== Task requirements ==
Your copy should hold exactly the lines from the one containing "Output the Python" to the one containing "ax = fig.add_axes([0.0518, 0.0823, 0.9482, 0.8293])", inclusive, with no pictures.

(Rows from a dataset of charts and code)
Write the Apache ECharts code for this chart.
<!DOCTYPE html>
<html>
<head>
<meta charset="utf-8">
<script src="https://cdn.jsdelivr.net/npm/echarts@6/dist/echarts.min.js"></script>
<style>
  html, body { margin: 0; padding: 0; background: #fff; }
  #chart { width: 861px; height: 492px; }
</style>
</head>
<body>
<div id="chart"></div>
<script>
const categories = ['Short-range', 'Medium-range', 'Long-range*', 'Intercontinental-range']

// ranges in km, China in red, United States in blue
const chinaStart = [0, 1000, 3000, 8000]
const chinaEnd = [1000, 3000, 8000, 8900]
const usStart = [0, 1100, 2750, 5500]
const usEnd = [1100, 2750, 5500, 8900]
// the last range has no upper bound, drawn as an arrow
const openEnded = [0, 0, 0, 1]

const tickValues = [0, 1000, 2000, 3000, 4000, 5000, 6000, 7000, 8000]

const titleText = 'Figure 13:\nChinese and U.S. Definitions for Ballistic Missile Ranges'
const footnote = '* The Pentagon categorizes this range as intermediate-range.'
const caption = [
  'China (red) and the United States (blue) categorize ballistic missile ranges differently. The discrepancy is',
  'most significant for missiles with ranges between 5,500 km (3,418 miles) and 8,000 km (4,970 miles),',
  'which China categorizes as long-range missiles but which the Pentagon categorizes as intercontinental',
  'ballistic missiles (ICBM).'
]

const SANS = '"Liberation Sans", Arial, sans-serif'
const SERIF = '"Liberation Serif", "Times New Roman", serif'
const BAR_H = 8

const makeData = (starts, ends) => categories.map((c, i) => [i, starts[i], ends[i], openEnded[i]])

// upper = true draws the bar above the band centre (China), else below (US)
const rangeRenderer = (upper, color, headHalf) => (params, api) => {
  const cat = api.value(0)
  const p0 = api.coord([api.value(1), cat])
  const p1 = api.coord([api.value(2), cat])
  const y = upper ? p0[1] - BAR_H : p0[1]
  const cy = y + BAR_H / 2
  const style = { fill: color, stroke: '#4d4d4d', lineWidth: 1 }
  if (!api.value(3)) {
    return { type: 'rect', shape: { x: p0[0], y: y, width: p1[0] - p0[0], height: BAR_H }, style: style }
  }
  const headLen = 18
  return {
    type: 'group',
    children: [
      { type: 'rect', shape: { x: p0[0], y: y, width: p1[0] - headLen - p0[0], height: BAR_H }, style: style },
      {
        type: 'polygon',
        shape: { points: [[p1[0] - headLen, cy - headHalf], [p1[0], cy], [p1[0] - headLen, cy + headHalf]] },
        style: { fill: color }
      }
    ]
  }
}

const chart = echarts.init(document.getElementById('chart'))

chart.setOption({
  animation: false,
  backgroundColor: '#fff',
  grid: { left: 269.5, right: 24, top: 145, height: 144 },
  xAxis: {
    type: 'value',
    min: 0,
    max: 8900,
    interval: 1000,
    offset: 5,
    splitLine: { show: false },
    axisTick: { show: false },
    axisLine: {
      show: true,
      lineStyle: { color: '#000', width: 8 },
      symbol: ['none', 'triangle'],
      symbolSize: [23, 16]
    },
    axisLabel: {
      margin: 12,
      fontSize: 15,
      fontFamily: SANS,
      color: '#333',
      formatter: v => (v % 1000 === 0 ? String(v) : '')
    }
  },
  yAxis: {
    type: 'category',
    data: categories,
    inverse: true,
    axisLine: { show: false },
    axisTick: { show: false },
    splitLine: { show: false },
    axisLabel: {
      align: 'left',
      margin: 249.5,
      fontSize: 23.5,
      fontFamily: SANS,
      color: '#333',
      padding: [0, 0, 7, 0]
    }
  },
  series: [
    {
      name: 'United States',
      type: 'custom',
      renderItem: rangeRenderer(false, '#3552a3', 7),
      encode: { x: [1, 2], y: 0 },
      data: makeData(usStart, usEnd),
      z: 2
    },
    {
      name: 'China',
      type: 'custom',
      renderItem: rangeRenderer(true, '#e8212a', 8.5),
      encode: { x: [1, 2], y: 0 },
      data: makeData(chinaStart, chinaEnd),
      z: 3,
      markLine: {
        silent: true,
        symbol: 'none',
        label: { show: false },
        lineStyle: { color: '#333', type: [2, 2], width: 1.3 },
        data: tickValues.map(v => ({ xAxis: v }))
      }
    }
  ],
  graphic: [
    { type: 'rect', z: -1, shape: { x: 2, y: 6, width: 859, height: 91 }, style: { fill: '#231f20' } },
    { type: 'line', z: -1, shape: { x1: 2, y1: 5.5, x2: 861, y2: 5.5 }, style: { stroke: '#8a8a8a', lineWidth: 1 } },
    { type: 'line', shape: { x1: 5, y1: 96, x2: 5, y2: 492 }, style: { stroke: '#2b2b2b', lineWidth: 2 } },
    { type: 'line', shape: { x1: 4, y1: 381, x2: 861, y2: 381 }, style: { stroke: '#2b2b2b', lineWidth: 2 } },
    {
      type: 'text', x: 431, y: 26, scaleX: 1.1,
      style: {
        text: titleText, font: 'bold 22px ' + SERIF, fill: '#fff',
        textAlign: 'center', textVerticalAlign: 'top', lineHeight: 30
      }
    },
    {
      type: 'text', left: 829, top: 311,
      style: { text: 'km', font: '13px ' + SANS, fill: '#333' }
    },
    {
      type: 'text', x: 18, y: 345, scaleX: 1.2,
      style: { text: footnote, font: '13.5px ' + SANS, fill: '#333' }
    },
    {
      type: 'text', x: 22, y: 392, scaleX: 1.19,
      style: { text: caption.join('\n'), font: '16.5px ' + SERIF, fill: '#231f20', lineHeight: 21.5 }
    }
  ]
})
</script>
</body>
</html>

---

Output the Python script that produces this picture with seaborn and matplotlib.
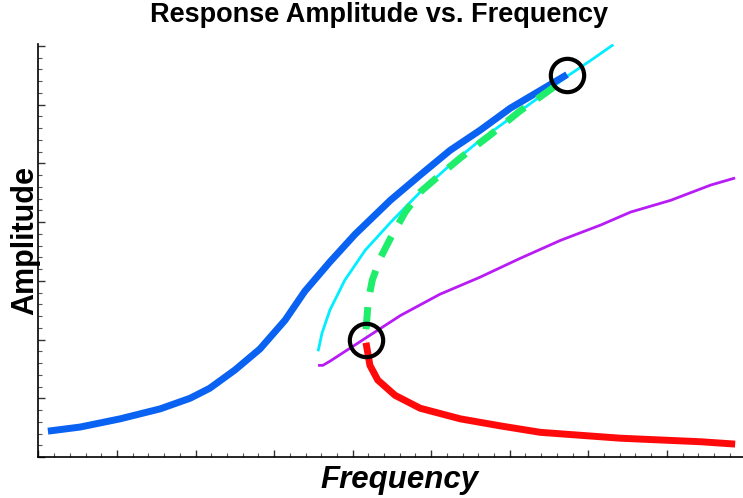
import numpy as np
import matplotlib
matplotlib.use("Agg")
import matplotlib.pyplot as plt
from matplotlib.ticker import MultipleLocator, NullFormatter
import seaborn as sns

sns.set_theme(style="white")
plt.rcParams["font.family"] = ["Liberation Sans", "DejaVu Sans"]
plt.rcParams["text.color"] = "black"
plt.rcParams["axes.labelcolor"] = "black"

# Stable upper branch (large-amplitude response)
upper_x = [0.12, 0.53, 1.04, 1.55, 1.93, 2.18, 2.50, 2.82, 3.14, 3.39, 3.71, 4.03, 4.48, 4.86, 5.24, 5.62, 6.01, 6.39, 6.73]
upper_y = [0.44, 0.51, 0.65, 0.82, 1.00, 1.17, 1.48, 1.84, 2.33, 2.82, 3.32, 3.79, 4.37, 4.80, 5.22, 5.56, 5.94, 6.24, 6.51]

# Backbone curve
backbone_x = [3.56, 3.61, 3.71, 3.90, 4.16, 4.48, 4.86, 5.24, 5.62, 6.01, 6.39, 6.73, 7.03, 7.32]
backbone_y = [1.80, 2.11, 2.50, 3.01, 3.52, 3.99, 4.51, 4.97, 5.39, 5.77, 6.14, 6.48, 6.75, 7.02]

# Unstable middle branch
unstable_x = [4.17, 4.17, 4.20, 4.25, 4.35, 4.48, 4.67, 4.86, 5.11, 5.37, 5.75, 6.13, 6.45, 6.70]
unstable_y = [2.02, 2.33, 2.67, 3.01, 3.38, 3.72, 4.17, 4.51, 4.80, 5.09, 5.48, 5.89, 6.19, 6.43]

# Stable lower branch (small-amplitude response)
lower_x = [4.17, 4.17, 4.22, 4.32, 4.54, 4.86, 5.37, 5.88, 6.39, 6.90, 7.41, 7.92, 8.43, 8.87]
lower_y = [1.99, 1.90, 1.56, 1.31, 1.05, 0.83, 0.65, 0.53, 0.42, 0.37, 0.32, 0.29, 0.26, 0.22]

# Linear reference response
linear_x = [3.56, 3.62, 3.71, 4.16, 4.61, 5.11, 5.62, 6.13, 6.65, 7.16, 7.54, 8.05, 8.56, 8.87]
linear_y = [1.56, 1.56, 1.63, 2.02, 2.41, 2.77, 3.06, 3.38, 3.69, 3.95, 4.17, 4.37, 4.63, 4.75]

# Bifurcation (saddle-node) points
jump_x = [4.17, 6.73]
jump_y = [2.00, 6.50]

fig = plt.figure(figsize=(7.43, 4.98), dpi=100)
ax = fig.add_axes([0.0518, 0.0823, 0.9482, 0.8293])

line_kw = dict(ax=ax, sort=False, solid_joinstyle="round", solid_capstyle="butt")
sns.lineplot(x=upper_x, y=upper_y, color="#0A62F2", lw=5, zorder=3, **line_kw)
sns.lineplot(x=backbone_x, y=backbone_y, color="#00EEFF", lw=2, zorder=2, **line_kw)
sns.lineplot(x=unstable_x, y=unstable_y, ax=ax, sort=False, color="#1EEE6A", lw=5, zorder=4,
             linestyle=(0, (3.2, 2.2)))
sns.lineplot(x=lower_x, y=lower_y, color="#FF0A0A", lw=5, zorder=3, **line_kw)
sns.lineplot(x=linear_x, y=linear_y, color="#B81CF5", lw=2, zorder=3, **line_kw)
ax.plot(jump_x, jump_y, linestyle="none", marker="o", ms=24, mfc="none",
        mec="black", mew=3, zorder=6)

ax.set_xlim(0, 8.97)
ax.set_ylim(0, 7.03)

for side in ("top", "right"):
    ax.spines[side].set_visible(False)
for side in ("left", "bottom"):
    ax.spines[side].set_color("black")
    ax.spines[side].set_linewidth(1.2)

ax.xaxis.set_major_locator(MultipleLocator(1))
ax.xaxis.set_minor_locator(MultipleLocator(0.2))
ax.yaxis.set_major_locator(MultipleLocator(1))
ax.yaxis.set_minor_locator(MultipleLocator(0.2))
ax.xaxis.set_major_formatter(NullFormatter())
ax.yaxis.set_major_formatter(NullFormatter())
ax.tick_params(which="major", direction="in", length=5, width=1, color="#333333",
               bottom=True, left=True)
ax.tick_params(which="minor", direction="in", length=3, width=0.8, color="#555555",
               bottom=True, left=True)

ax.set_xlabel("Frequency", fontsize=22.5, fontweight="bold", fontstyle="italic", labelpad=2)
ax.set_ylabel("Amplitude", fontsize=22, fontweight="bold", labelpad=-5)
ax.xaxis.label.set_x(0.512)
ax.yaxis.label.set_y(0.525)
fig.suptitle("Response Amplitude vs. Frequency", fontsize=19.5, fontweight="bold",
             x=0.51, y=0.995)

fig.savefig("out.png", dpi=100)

== Correct output ==
Output the Python script that produces this picture with seaborn and matplotlib.
import numpy as np
import matplotlib
matplotlib.use("Agg")
import matplotlib.pyplot as plt
from matplotlib.ticker import MultipleLocator, NullFormatter
import seaborn as sns

sns.set_theme(style="white")
plt.rcParams["font.family"] = ["Liberation Sans", "DejaVu Sans"]
plt.rcParams["text.color"] = "black"
plt.rcParams["axes.labelcolor"] = "black"

# Stable upper branch (large-amplitude response)
upper_x = [0.12, 0.53, 1.04, 1.55, 1.93, 2.18, 2.50, 2.82, 3.14, 3.39, 3.71, 4.03, 4.48, 4.86, 5.24, 5.62, 6.01, 6.39, 6.73]
upper_y = [0.44, 0.51, 0.65, 0.82, 1.00, 1.17, 1.48, 1.84, 2.33, 2.82, 3.32, 3.79, 4.37, 4.80, 5.22, 5.56, 5.94, 6.24, 6.51]

# Backbone curve
backbone_x = [3.56, 3.61, 3.71, 3.90, 4.16, 4.48, 4.86, 5.24, 5.62, 6.01, 6.39, 6.73, 7.03, 7.32]
backbone_y = [1.80, 2.11, 2.50, 3.01, 3.52, 3.99, 4.51, 4.97, 5.39, 5.77, 6.14, 6.48, 6.75, 7.02]

# Unstable middle branch
unstable_x = [4.17, 4.17, 4.20, 4.25, 4.35, 4.48, 4.67, 4.86, 5.11, 5.37, 5.75, 6.13, 6.45, 6.70]
unstable_y = [2.02, 2.33, 2.67, 3.01, 3.38, 3.72, 4.17, 4.51, 4.80, 5.09, 5.48, 5.89, 6.19, 6.43]

# Stable lower branch (small-amplitude response)
lower_x = [4.17, 4.17, 4.22, 4.32, 4.54, 4.86, 5.37, 5.88, 6.39, 6.90, 7.41, 7.92, 8.43, 8.87]
lower_y = [1.99, 1.90, 1.56, 1.31, 1.05, 0.83, 0.65, 0.53, 0.42, 0.37, 0.32, 0.29, 0.26, 0.22]

# Linear reference response
linear_x = [3.56, 3.62, 3.71, 4.16, 4.61, 5.11, 5.62, 6.13, 6.65, 7.16, 7.54, 8.05, 8.56, 8.87]
linear_y = [1.56, 1.56, 1.63, 2.02, 2.41, 2.77, 3.06, 3.38, 3.69, 3.95, 4.17, 4.37, 4.63, 4.75]

# Bifurcation (saddle-node) points
jump_x = [4.17, 6.73]
jump_y = [2.00, 6.50]

fig = plt.figure(figsize=(7.43, 4.98), dpi=100)
ax = fig.add_axes([0.0518, 0.0823, 0.9482, 0.8293])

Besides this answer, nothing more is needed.